→ **What you are asked to do**:
Print exactly, please, the lines from the top of the entries below up to and including the line with "0.010, 0.010, 0.010, 0.009, 0.008, 0.008]", and nothing else; pictures are excluded.

(Dataset items)

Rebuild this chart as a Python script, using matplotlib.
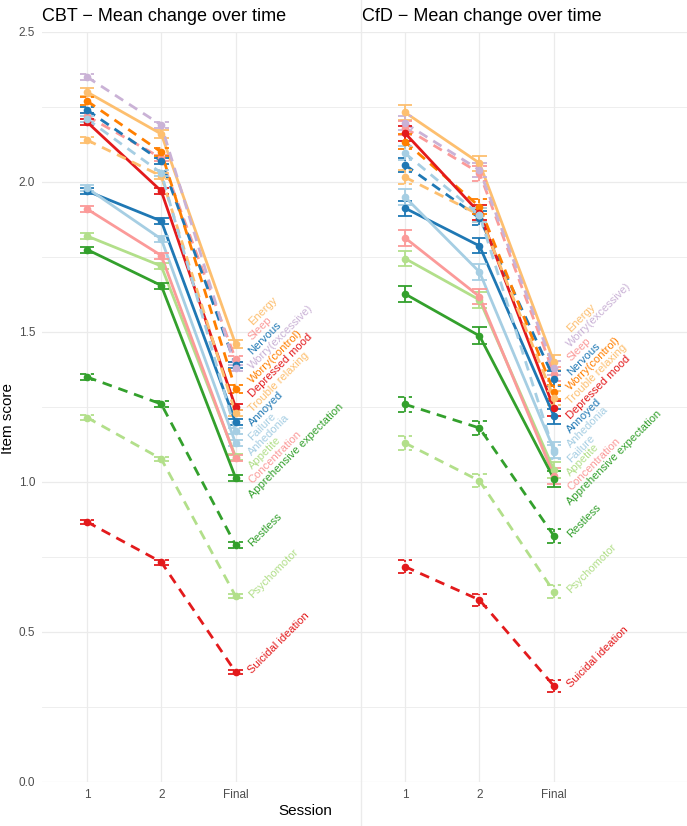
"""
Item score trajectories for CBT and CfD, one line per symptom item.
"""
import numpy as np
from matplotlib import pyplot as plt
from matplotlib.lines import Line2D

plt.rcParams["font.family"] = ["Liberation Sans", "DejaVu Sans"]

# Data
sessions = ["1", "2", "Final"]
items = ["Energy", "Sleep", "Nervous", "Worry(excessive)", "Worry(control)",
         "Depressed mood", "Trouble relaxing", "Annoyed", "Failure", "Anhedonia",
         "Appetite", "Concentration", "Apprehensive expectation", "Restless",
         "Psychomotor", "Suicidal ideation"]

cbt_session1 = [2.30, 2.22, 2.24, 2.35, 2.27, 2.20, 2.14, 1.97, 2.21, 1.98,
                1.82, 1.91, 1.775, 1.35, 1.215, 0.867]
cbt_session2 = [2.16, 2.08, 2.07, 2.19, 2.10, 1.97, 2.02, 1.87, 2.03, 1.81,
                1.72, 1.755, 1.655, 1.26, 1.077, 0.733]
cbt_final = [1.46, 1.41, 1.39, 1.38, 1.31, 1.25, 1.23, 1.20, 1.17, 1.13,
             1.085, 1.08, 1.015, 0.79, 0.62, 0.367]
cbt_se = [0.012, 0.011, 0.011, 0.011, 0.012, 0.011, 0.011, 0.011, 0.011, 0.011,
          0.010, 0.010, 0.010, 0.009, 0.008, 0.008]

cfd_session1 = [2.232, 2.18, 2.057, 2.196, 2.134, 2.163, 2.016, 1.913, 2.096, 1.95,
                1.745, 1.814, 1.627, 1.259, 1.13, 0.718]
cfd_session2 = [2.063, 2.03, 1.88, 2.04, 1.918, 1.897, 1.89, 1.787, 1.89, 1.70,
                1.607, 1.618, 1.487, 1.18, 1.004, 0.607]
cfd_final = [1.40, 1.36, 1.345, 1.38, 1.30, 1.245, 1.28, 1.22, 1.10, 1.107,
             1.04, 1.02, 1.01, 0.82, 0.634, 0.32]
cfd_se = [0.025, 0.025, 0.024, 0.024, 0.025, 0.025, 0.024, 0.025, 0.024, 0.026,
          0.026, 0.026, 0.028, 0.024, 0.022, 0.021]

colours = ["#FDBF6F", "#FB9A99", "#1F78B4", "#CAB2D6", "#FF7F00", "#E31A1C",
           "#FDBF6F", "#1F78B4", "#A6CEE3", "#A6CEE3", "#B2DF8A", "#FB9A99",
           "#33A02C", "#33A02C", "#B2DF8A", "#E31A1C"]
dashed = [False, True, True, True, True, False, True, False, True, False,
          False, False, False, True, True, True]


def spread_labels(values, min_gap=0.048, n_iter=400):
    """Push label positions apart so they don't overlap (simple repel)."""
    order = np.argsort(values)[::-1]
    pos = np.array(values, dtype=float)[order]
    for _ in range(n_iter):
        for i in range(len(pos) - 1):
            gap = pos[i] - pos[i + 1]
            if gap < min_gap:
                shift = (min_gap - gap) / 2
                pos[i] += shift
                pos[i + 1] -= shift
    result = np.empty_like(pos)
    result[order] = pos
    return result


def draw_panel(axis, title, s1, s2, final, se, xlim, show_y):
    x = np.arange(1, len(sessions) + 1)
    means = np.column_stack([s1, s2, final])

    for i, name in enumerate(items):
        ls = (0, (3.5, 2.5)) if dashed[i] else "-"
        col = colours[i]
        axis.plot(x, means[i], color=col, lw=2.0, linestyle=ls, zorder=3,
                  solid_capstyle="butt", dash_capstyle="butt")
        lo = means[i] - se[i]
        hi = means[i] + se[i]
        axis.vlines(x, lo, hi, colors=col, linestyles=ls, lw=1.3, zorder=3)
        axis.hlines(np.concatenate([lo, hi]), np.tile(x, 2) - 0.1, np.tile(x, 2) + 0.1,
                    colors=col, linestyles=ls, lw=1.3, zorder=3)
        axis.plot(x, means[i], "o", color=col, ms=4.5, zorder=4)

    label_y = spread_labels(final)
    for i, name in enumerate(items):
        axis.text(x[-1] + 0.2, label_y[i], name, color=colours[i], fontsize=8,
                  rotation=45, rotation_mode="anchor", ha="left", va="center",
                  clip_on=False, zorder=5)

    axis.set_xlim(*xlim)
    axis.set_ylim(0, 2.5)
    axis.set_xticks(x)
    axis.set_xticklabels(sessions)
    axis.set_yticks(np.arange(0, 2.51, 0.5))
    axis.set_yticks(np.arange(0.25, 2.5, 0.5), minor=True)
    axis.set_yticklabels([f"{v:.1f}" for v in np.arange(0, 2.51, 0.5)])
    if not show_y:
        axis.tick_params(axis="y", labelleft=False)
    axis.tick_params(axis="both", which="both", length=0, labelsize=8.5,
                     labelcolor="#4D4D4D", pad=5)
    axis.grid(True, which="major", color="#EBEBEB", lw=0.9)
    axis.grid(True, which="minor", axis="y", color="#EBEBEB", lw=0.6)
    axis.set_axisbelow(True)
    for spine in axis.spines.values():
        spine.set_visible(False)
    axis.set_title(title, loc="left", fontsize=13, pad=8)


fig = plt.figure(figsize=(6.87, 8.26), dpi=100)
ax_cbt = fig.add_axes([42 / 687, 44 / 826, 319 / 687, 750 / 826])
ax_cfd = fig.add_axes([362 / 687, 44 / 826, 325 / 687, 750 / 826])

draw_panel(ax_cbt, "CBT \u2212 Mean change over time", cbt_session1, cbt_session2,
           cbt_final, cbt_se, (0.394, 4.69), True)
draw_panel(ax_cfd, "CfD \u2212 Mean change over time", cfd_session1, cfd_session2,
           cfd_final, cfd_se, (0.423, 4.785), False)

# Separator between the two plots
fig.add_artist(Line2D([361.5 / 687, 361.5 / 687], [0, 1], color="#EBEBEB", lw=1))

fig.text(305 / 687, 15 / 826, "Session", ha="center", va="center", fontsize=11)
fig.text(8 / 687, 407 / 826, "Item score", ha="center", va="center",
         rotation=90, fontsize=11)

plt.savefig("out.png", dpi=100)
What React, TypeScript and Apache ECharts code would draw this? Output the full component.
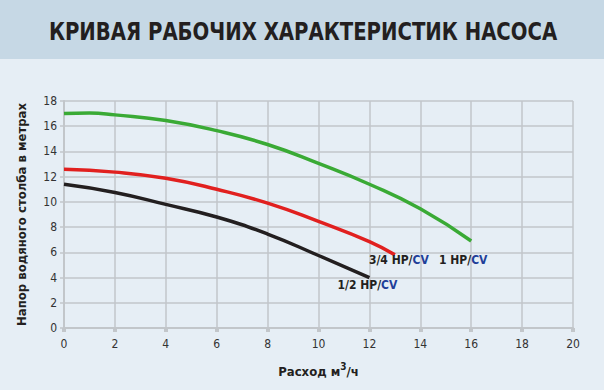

→ **Result of this exercise**:
Rebuild this chart as a Python script, using matplotlib.
"""
Item score trajectories for CBT and CfD, one line per symptom item.
"""
import numpy as np
from matplotlib import pyplot as plt
from matplotlib.lines import Line2D

plt.rcParams["font.family"] = ["Liberation Sans", "DejaVu Sans"]

# Data
sessions = ["1", "2", "Final"]
items = ["Energy", "Sleep", "Nervous", "Worry(excessive)", "Worry(control)",
         "Depressed mood", "Trouble relaxing", "Annoyed", "Failure", "Anhedonia",
         "Appetite", "Concentration", "Apprehensive expectation", "Restless",
         "Psychomotor", "Suicidal ideation"]

cbt_session1 = [2.30, 2.22, 2.24, 2.35, 2.27, 2.20, 2.14, 1.97, 2.21, 1.98,
                1.82, 1.91, 1.775, 1.35, 1.215, 0.867]
cbt_session2 = [2.16, 2.08, 2.07, 2.19, 2.10, 1.97, 2.02, 1.87, 2.03, 1.81,
                1.72, 1.755, 1.655, 1.26, 1.077, 0.733]
cbt_final = [1.46, 1.41, 1.39, 1.38, 1.31, 1.25, 1.23, 1.20, 1.17, 1.13,
             1.085, 1.08, 1.015, 0.79, 0.62, 0.367]
cbt_se = [0.012, 0.011, 0.011, 0.011, 0.012, 0.011, 0.011, 0.011, 0.011, 0.011,
          0.010, 0.010, 0.010, 0.009, 0.008, 0.008]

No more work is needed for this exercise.